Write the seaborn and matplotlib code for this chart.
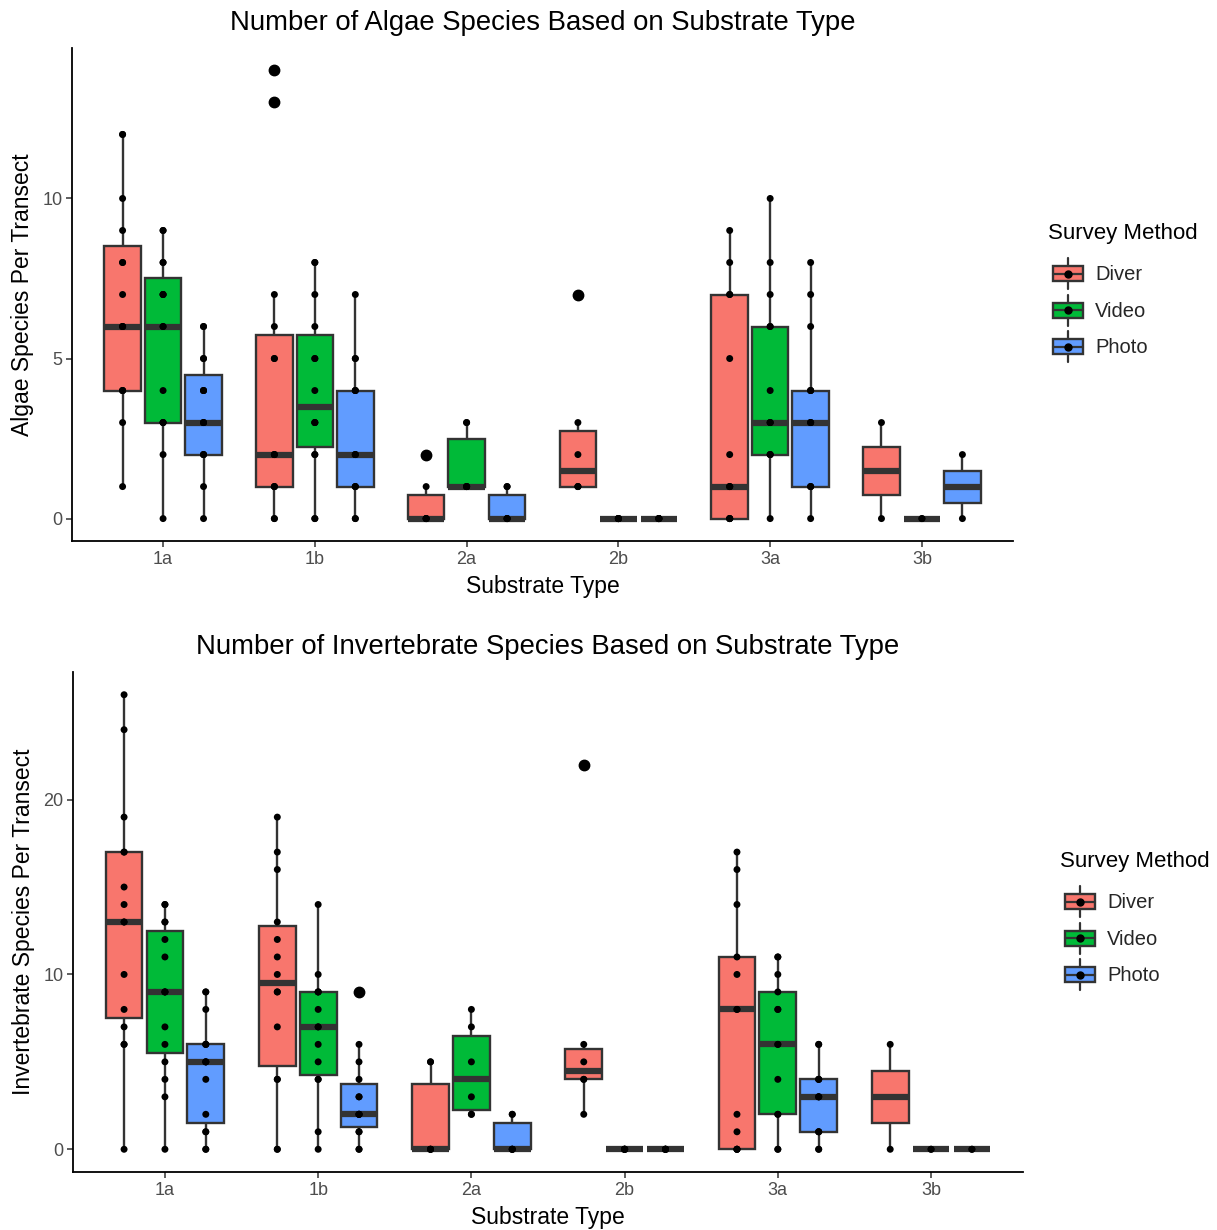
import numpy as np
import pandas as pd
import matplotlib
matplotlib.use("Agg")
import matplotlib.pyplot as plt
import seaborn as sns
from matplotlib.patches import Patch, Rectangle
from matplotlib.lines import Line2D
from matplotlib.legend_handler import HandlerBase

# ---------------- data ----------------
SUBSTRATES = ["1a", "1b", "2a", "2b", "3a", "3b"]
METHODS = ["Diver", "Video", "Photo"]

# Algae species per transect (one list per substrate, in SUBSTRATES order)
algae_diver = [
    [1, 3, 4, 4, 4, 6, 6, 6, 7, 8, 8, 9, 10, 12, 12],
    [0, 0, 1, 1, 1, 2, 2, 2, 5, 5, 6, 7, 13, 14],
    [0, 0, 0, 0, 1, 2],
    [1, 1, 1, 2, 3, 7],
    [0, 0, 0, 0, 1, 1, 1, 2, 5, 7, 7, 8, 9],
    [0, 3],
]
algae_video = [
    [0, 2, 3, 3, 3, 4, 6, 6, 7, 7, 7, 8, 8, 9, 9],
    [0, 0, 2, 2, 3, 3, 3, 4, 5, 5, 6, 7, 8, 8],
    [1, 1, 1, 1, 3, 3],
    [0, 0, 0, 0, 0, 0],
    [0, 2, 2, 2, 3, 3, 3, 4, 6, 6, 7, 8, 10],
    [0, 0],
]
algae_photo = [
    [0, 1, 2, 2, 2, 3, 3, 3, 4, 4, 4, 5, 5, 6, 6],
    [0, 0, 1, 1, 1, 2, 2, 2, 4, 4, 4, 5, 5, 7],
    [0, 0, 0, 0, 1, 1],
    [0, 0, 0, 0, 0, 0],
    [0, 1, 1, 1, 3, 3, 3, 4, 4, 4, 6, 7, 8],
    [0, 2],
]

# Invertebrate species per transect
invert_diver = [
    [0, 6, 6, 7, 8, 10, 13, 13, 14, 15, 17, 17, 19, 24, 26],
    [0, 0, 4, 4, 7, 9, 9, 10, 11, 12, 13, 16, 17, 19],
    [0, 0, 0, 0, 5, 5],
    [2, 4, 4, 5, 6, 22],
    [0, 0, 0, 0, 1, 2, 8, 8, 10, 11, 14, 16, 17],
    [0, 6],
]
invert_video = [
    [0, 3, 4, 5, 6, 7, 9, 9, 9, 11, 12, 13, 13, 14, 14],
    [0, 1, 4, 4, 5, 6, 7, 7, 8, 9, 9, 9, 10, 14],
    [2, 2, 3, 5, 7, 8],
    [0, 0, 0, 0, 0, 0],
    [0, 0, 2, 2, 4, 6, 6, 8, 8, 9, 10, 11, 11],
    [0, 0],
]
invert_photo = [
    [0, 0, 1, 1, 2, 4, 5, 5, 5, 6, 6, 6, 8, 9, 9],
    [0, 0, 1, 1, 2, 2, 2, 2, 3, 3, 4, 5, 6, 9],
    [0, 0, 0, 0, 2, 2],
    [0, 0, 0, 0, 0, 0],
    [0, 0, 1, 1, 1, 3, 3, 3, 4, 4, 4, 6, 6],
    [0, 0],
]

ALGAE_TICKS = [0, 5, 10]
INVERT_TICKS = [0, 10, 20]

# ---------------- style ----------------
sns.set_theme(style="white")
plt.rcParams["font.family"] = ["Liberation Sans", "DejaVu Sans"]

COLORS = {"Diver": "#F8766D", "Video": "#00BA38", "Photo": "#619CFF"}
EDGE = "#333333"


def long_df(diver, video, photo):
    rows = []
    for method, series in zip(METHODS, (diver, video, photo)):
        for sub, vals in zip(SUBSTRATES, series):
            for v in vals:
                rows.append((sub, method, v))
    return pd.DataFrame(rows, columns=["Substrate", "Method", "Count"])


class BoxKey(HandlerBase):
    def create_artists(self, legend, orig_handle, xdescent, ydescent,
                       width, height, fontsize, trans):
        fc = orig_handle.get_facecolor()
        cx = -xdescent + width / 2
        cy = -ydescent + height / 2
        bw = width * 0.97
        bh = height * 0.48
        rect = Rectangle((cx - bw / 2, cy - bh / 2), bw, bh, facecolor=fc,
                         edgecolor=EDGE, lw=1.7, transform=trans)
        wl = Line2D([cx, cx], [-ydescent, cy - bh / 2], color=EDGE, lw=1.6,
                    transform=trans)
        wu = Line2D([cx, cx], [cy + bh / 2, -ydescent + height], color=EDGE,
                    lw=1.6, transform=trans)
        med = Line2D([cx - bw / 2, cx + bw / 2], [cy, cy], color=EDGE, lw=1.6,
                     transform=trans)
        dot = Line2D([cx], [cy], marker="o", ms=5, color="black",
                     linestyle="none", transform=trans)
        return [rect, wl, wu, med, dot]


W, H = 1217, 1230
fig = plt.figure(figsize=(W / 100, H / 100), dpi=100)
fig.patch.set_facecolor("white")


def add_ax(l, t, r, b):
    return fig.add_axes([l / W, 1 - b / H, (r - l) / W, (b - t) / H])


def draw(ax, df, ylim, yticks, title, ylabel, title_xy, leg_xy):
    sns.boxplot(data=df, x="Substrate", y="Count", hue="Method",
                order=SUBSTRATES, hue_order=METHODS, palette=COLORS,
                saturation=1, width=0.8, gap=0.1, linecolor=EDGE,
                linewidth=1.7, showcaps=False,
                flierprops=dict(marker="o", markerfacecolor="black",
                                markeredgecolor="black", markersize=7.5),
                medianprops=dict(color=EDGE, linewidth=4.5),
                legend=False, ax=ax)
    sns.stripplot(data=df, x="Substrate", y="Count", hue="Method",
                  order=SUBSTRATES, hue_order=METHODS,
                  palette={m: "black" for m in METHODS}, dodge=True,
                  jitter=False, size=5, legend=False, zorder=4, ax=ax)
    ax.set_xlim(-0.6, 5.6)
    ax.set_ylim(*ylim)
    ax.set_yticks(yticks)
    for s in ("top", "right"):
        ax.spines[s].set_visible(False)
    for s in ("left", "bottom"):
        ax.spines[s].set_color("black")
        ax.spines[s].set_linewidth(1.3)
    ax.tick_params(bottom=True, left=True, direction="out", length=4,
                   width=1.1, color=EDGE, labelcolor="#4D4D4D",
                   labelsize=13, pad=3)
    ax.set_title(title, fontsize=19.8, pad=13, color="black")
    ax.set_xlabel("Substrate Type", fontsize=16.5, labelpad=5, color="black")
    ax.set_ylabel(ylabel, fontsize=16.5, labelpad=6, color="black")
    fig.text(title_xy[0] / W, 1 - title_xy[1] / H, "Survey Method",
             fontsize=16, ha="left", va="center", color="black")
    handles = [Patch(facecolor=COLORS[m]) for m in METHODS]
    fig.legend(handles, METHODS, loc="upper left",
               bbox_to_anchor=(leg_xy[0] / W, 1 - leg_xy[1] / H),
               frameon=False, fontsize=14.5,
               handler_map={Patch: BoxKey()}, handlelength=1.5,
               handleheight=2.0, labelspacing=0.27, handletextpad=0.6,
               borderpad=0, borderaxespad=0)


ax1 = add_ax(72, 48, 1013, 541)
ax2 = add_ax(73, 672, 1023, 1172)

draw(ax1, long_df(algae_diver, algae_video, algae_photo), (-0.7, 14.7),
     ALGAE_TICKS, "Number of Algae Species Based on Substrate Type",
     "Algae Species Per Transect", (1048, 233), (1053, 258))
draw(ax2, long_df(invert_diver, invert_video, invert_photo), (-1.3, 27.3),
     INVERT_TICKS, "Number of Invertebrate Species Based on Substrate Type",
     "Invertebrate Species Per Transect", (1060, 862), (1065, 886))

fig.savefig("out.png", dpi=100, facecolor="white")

> STATED GOAL
Transcribe all the data word for word; the images stay out.

> SOLUTION TO THIS EXERCISE
Write the seaborn and matplotlib code for this chart.
import numpy as np
import pandas as pd
import matplotlib
matplotlib.use("Agg")
import matplotlib.pyplot as plt
import seaborn as sns
from matplotlib.patches import Patch, Rectangle
from matplotlib.lines import Line2D
from matplotlib.legend_handler import HandlerBase

# ---------------- data ----------------
SUBSTRATES = ["1a", "1b", "2a", "2b", "3a", "3b"]
METHODS = ["Diver", "Video", "Photo"]

# Algae species per transect (one list per substrate, in SUBSTRATES order)
algae_diver = [
    [1, 3, 4, 4, 4, 6, 6, 6, 7, 8, 8, 9, 10, 12, 12],
    [0, 0, 1, 1, 1, 2, 2, 2, 5, 5, 6, 7, 13, 14],
    [0, 0, 0, 0, 1, 2],
    [1, 1, 1, 2, 3, 7],
    [0, 0, 0, 0, 1, 1, 1, 2, 5, 7, 7, 8, 9],
    [0, 3],
]
algae_video = [
    [0, 2, 3, 3, 3, 4, 6, 6, 7, 7, 7, 8, 8, 9, 9],
    [0, 0, 2, 2, 3, 3, 3, 4, 5, 5, 6, 7, 8, 8],
    [1, 1, 1, 1, 3, 3],
    [0, 0, 0, 0, 0, 0],
    [0, 2, 2, 2, 3, 3, 3, 4, 6, 6, 7, 8, 10],
    [0, 0],
]
algae_photo = [
    [0, 1, 2, 2, 2, 3, 3, 3, 4, 4, 4, 5, 5, 6, 6],
    [0, 0, 1, 1, 1, 2, 2, 2, 4, 4, 4, 5, 5, 7],
    [0, 0, 0, 0, 1, 1],
    [0, 0, 0, 0, 0, 0],
    [0, 1, 1, 1, 3, 3, 3, 4, 4, 4, 6, 7, 8],
    [0, 2],
]

# Invertebrate species per transect
invert_diver = [
    [0, 6, 6, 7, 8, 10, 13, 13, 14, 15, 17, 17, 19, 24, 26],
    [0, 0, 4, 4, 7, 9, 9, 10, 11, 12, 13, 16, 17, 19],
    [0, 0, 0, 0, 5, 5],
    [2, 4, 4, 5, 6, 22],
    [0, 0, 0, 0, 1, 2, 8, 8, 10, 11, 14, 16, 17],
    [0, 6],
]
invert_video = [
    [0, 3, 4, 5, 6, 7, 9, 9, 9, 11, 12, 13, 13, 14, 14],
    [0, 1, 4, 4, 5, 6, 7, 7, 8, 9, 9, 9, 10, 14],
    [2, 2, 3, 5, 7, 8],
    [0, 0, 0, 0, 0, 0],
    [0, 0, 2, 2, 4, 6, 6, 8, 8, 9, 10, 11, 11],
    [0, 0],
]
invert_photo = [
    [0, 0, 1, 1, 2, 4, 5, 5, 5, 6, 6, 6, 8, 9, 9],
    [0, 0, 1, 1, 2, 2, 2, 2, 3, 3, 4, 5, 6, 9],
    [0, 0, 0, 0, 2, 2],
    [0, 0, 0, 0, 0, 0],
    [0, 0, 1, 1, 1, 3, 3, 3, 4, 4, 4, 6, 6],
    [0, 0],
]

ALGAE_TICKS = [0, 5, 10]
INVERT_TICKS = [0, 10, 20]

# ---------------- style ----------------
sns.set_theme(style="white")
plt.rcParams["font.family"] = ["Liberation Sans", "DejaVu Sans"]

COLORS = {"Diver": "#F8766D", "Video": "#00BA38", "Photo": "#619CFF"}
EDGE = "#333333"


def long_df(diver, video, photo):
    rows = []
    for method, series in zip(METHODS, (diver, video, photo)):
        for sub, vals in zip(SUBSTRATES, series):
            for v in vals:
                rows.append((sub, method, v))
    return pd.DataFrame(rows, columns=["Substrate", "Method", "Count"])


class BoxKey(HandlerBase):
    def create_artists(self, legend, orig_handle, xdescent, ydescent,
                       width, height, fontsize, trans):
        fc = orig_handle.get_facecolor()
        cx = -xdescent + width / 2
        cy = -ydescent + height / 2
        bw = width * 0.97
        bh = height * 0.48
        rect = Rectangle((cx - bw / 2, cy - bh / 2), bw, bh, facecolor=fc,
                         edgecolor=EDGE, lw=1.7, transform=trans)
        wl = Line2D([cx, cx], [-ydescent, cy - bh / 2], color=EDGE, lw=1.6,
                    transform=trans)
        wu = Line2D([cx, cx], [cy + bh / 2, -ydescent + height], color=EDGE,
                    lw=1.6, transform=trans)
        med = Line2D([cx - bw / 2, cx + bw / 2], [cy, cy], color=EDGE, lw=1.6,
                     transform=trans)
        dot = Line2D([cx], [cy], marker="o", ms=5, color="black",
                     linestyle="none", transform=trans)
        return [rect, wl, wu, med, dot]


W, H = 1217, 1230
fig = plt.figure(figsize=(W / 100, H / 100), dpi=100)
fig.patch.set_facecolor("white")


def add_ax(l, t, r, b):
    return fig.add_axes([l / W, 1 - b / H, (r - l) / W, (b - t) / H])


def draw(ax, df, ylim, yticks, title, ylabel, title_xy, leg_xy):
    sns.boxplot(data=df, x="Substrate", y="Count", hue="Method",
                order=SUBSTRATES, hue_order=METHODS, palette=COLORS,
                saturation=1, width=0.8, gap=0.1, linecolor=EDGE,
                linewidth=1.7, showcaps=False,
                flierprops=dict(marker="o", markerfacecolor="black",
                                markeredgecolor="black", markersize=7.5),
                medianprops=dict(color=EDGE, linewidth=4.5),
                legend=False, ax=ax)
    sns.stripplot(data=df, x="Substrate", y="Count", hue="Method",
                  order=SUBSTRATES, hue_order=METHODS,
                  palette={m: "black" for m in METHODS}, dodge=True,
                  jitter=False, size=5, legend=False, zorder=4, ax=ax)
    ax.set_xlim(-0.6, 5.6)
    ax.set_ylim(*ylim)
    ax.set_yticks(yticks)
    for s in ("top", "right"):
        ax.spines[s].set_visible(False)
    for s in ("left", "bottom"):
        ax.spines[s].set_color("black")
        ax.spines[s].set_linewidth(1.3)
    ax.tick_params(bottom=True, left=True, direction="out", length=4,
                   width=1.1, color=EDGE, labelcolor="#4D4D4D",
                   labelsize=13, pad=3)
    ax.set_title(title, fontsize=19.8, pad=13, color="black")
    ax.set_xlabel("Substrate Type", fontsize=16.5, labelpad=5, color="black")
    ax.set_ylabel(ylabel, fontsize=16.5, labelpad=6, color="black")
    fig.text(title_xy[0] / W, 1 - title_xy[1] / H, "Survey Method",
             fontsize=16, ha="left", va="center", color="black")
    handles = [Patch(facecolor=COLORS[m]) for m in METHODS]
    fig.legend(handles, METHODS, loc="upper left",
               bbox_to_anchor=(leg_xy[0] / W, 1 - leg_xy[1] / H),
               frameon=False, fontsize=14.5,
               handler_map={Patch: BoxKey()}, handlelength=1.5,
               handleheight=2.0, labelspacing=0.27, handletextpad=0.6,
               borderpad=0, borderaxespad=0)


ax1 = add_ax(72, 48, 1013, 541)
ax2 = add_ax(73, 672, 1023, 1172)

draw(ax1, long_df(algae_diver, algae_video, algae_photo), (-0.7, 14.7),
     ALGAE_TICKS, "Number of Algae Species Based on Substrate Type",
     "Algae Species Per Transect", (1048, 233), (1053, 258))
draw(ax2, long_df(invert_diver, invert_video, invert_photo), (-1.3, 27.3),
     INVERT_TICKS, "Number of Invertebrate Species Based on Substrate Type",
     "Invertebrate Species Per Transect", (1060, 862), (1065, 886))

fig.savefig("out.png", dpi=100, facecolor="white")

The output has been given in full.